Associate with relevant causes, influencers, or lifestyles.
Example:
Volvo has built lasting associations with safety, reinforced through years of crash-test messaging and design emphasis.
3. Attitudes: What’s Their Opinion of Your Brand?
Definition:
Attitudes reflect a customer’s overall evaluation of how positively or negatively they feel about your brand.
Key Components:
Cognitive: Beliefs about quality or value
Affective: Emotional response to brand
Behavioral intention: Likelihood of purchase
How to Improve Attitudes:
Deliver on the aspects most important to your customers and around which you are building your brand:
Performance focused: high product performance and reliable service.
Cost focused: quality they need at the price they can afford
Relational focused: status, prestige, luxury
Manage public reviews and customer feedback loops.
Use comparison marketing to show superiority vs. competitors.
Example:
Apple maintains strong attitudes of performance and relational through a blend of product innovation, design quality, and premium positioning even in the face of higher pricing.
4. Attachment: Do They Feel Emotionally Connected to the Brand?
Definition:
Attachment is the depth of emotional connection a customer feels with a brand. It reflects brand love, loyalty and personal meaning.
Indicators of Attachment:
Saying “I love this brand”
Loyalty even when alternatives are available
Willingness to advocate for the brand
How to Build Attachment:
Foster consistent, high-quality experiences over time.
Engage in brand storytelling that reflects customer values.
Use personalization to increase relevance and intimacy.
Example:
Harley-Davidson customers aren’t just riders, they see the brand as part of their identity, lifestyle, and community and formed the HOGs (Harley-Davidson Owners Group).
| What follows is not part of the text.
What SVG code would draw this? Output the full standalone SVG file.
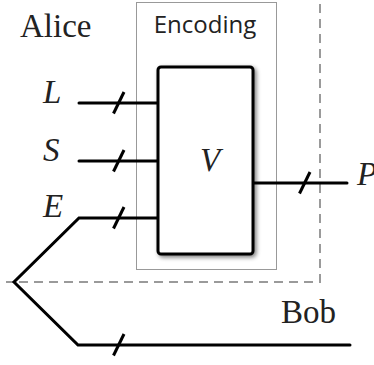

5. Activity: How Do They Act on Their Brand Feelings?
Definition:
Activity refers to behavioral engagement and how customers interact with the brand, both online and offline.
Forms of Activity:
Purchasing and repeat buying
Social sharing, reviewing, or creating user content
Participating in brand communities or events
How to Drive Activity:
Create interactive experiences (apps, communities, challenges)
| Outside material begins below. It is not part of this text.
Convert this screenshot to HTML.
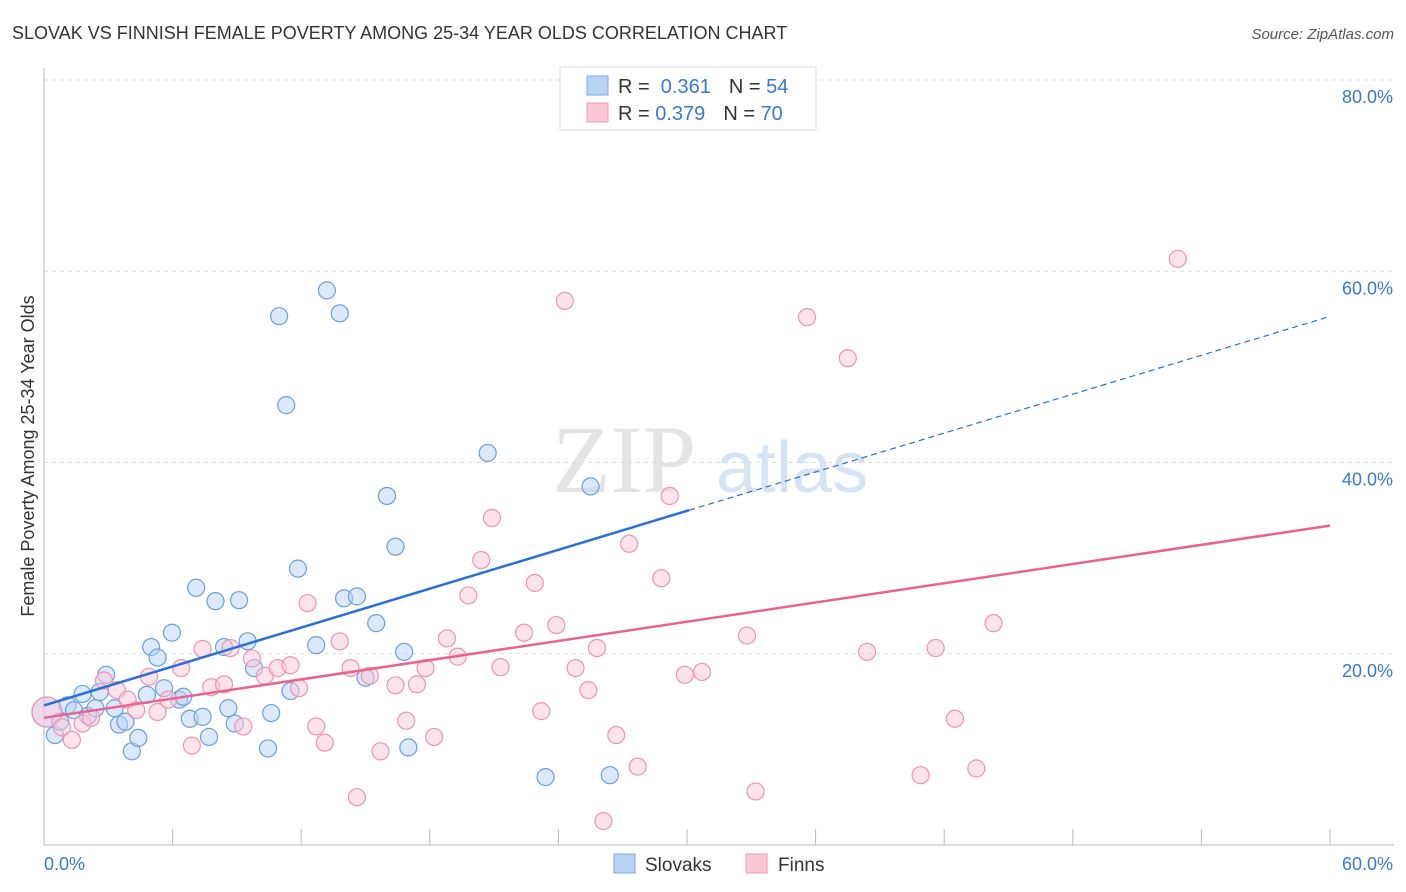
<!DOCTYPE html>
<html><head><meta charset="utf-8"><style>
body{margin:0;background:#fff;font-family:"Liberation Sans",sans-serif;}
svg{display:block}
</style></head><body>
<svg id="chart" width="1406" height="892" viewBox="0 0 1406 892" xmlns="http://www.w3.org/2000/svg">
<text x="12" y="39" font-size="18" fill="#333">SLOVAK VS FINNISH FEMALE POVERTY AMONG 25-34 YEAR OLDS CORRELATION CHART</text>
<text x="1394" y="39" font-size="15" fill="#555" text-anchor="end" font-style="italic">Source: ZipAtlas.com</text>
<g><text x="552" y="492" font-size="96" fill="#e4e4e4" font-family="Liberation Serif,serif">ZIP</text><text x="716" y="492" font-size="72" fill="#d6e3f3">atlas</text></g>
<g id="grid"></g>
<g id="axes"></g>
<g id="marks"></g>
<text transform="translate(34,456) rotate(-90)" font-size="18" fill="#333" text-anchor="middle">Female Poverty Among 25-34 Year Olds</text>
<g>
<rect x="560" y="67" width="256" height="63" fill="#fff" stroke="#ddd"/>
<rect x="587" y="76" width="21" height="19" fill="#b9d3f5" stroke="#7fa9e6"/>
<rect x="587" y="103" width="21" height="19" fill="#fbc8d7" stroke="#f09ab5"/>
<text x="618" y="93" font-size="20" fill="#333">R = <tspan fill="#3a78d0">&#160;0.361</tspan><tspan dx="18">N = </tspan><tspan fill="#3a78d0">54</tspan></text>
<text x="618" y="120" font-size="20" fill="#333">R = <tspan fill="#3a78d0">0.379</tspan><tspan dx="18">N = </tspan><tspan fill="#3a78d0">70</tspan></text>
</g>
<g>
<rect x="614" y="854" width="21" height="19" fill="#b9d3f5" stroke="#7fa9e6"/>
<text x="645" y="871" font-size="19" fill="#333">Slovaks</text>
<rect x="746" y="854" width="21" height="19" fill="#fbc8d7" stroke="#f09ab5"/>
<text x="778" y="871" font-size="19" fill="#333">Finns</text>
</g>
</svg>
<script>
const yTicks=[20,40,60,80];
const yTickLabels=["20.0%","40.0%","60.0%","80.0%"];
const xTicks=[0,6,12,18,24,30,36,42,48,54,60];
const slovakX=[0.14,0.51,0.75,1.1,1.4,1.8,2.05,2.4,2.6,2.9,3.3,3.5,3.8,4.1,4.4,4.8,5.0,5.3,5.6,5.97,6.3,6.5,6.8,7.1,7.4,7.7,8.0,8.4,8.6,8.9,9.1,9.5,9.8,10.45,10.6,10.97,11.3,11.5,11.85,12.7,13.2,13.8,14.0,14.6,15.0,15.5,16.0,16.4,16.8,17.0,20.7,23.4,25.5,26.4];
const slovakY=[13.9,11.5,12.9,14.6,14.1,15.8,13.5,14.3,16.0,17.8,14.3,12.6,12.9,9.8,11.2,15.7,20.7,19.6,16.4,22.2,15.2,15.5,13.2,26.9,13.4,11.3,25.5,20.7,14.3,12.7,25.6,21.3,18.5,10.1,13.8,55.3,46.0,16.1,28.9,20.9,58.0,55.6,25.8,26.0,17.5,23.2,36.5,31.2,20.2,10.2,41.0,7.1,37.5,7.3];
const finnX=[0.14,0.84,1.3,1.8,2.2,2.8,3.4,3.9,4.3,4.9,5.3,5.8,6.4,6.9,7.4,7.8,8.4,8.7,9.3,9.7,10.3,10.9,11.5,11.9,12.3,12.7,13.1,13.8,14.3,14.6,15.2,15.7,16.4,16.9,17.4,17.8,18.2,18.8,19.3,19.8,20.4,20.9,21.3,22.4,22.9,23.2,23.9,24.3,24.8,25.4,25.8,26.1,26.7,27.3,27.7,28.8,29.2,29.9,30.7,32.8,33.2,35.6,37.5,38.4,40.9,41.6,42.5,43.5,44.3,52.9];
const finnY=[13.9,12.3,11.0,12.7,13.3,17.2,16.2,15.2,14.1,17.6,13.9,15.2,18.5,10.4,20.5,16.5,16.8,20.6,12.4,19.5,17.7,18.5,18.8,16.4,25.3,12.4,10.7,21.3,18.5,5.0,17.7,9.8,16.7,13.0,16.8,18.5,11.3,21.6,19.7,26.1,29.8,34.2,18.6,22.2,27.4,14.0,23.0,56.9,18.5,16.2,20.6,2.5,11.5,31.5,8.2,27.9,36.5,17.8,18.1,21.9,5.6,55.2,50.9,20.2,7.3,20.6,13.2,8.0,23.2,61.3];
const slovakFit=[14.6,0.678];
const finnFit=[13.3,0.335];
const NS="http://www.w3.org/2000/svg";
const X0=44,X1=1330,Y0=845,Y80=80;
function sx(v){return X0+(X1-X0)*v/60;}
function sy(v){return Y0-(Y0-Y80)*v/80;}
function mk(tag,attrs,parent){const e=document.createElementNS(NS,tag);for(const k in attrs)e.setAttribute(k,attrs[k]);parent.appendChild(e);return e;}
const grid=document.getElementById('grid'),axes=document.getElementById('axes'),marks=document.getElementById('marks');
yTicks.forEach((t,i)=>{
 const l=mk('line',{x1:X0,x2:1394,y1:sy(t),y2:sy(t),stroke:'#dcdcdc','stroke-dasharray':'4,4'},grid);
 
 
 const tx=mk('text',{x:1393,y:sy(t)+23,'font-size':18,fill:'#3a78d0','text-anchor':'end'},axes);
 tx.textContent=yTickLabels[i];
 
 
});
const ya=mk('line',{x1:X0,x2:X0,y1:68,y2:Y0,stroke:'#bbb'},axes);


const xa=mk('line',{x1:X0,x2:1394,y1:Y0,y2:Y0,stroke:'#bbb'},axes);


xTicks.forEach(t=>{const k=mk('line',{x1:sx(t),x2:sx(t),y1:829,y2:Y0,stroke:'#bbb'},axes);
 
 });
const xl0=mk('text',{x:44,y:870,'font-size':18,fill:'#3a78d0'},axes);xl0.textContent='0.0%';


const xl1=mk('text',{x:1393,y:870,'font-size':18,fill:'#3a78d0','text-anchor':'end'},axes);xl1.textContent='60.0%';


function pts(xs,ys,fill,stroke,name){xs.forEach((v,i)=>{
 const r=(i===0)?15:8.5;
 const c=mk('circle',{cx:sx(v),cy:sy(ys[i]),r:r,fill:fill,'fill-opacity':0.5,stroke:stroke,'stroke-width':1.2},marks);
 
 });}
pts(slovakX,slovakY,'#b9d3f5','#6a9fe0','slovak-point');
pts(finnX,finnY,'#fbc8d7','#ef94b2','finn-point');
const bxe=30.1;
const b1=mk('line',{x1:sx(0),y1:sy(slovakFit[0]),x2:sx(bxe),y2:sy(slovakFit[0]+slovakFit[1]*bxe),stroke:'#2a6fd6','stroke-width':2.5},marks);


const b2=mk('line',{x1:sx(bxe),y1:sy(slovakFit[0]+slovakFit[1]*bxe),x2:sx(60),y2:sy(slovakFit[0]+slovakFit[1]*60),stroke:'#2a6fd6','stroke-width':1.2,'stroke-dasharray':'6,4'},marks);


const f1=mk('line',{x1:sx(0),y1:sy(finnFit[0]),x2:sx(60),y2:sy(finnFit[0]+finnFit[1]*60),stroke:'#e8648e','stroke-width':2.5},marks);


</script>
</body></html>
Incentivize referrals, reviews, and engagement
Provide post-purchase follow-up and rewards for advocacy
Example:
LEGO nurtures activity through its fan-building platforms (LEGO Ideas), which invite users to submit designs and collaborate, fostering a highly engaged community.
Integrating the Five Dimensions: A Strategic Checklist
Dimension | Strategy Focus | Measurement Tool |
---|---|---|
Awareness | Consistent exposure, memorable branding | Brand recall studies, web traffic |
Associations | Messaging, partnerships, experience design | Brand perception surveys |
Attitudes | Performance delivery, messaging clarity, testimonials | Net Promoter Score (NPS), satisfaction |
Attachment | Storytelling, personalization, emotional branding | Brand love index, loyalty rates |
Activity | Community building, user engagement, post-purchase touchpoints | Social analytics, repeat purchase rate |
Why the Customer Mindset Matters
Each of these dimensions builds on the others:
Without awareness, nothing else can happen.
Associations and attitudes shape how customers compare you to competitors.
Attachment drives loyalty, while activity spreads influence.
Strong brands do not just focus on awareness or impressions but actively manage the full customer mindset lifecycle. That is how they stay top-of-mind, meaningful, and chosen.
In summary
A product does not live in a vacuum, but lives in the customer’s mind as they become aware of and engage with your advertising, product, and company. To grow your brand, you must understand and shape how customers perceive, feel, and act suing these five dimensions—awareness, associations, attitudes, attachment, and activity—as both a diagnostic tool and a strategic roadmap. A great product gets you in the door only if the user knows and cares about it and desires to have it. A well-managed customer mindset keeps your product in mind when they are making their purchasing decisions or making recommendations to others looking to purchase.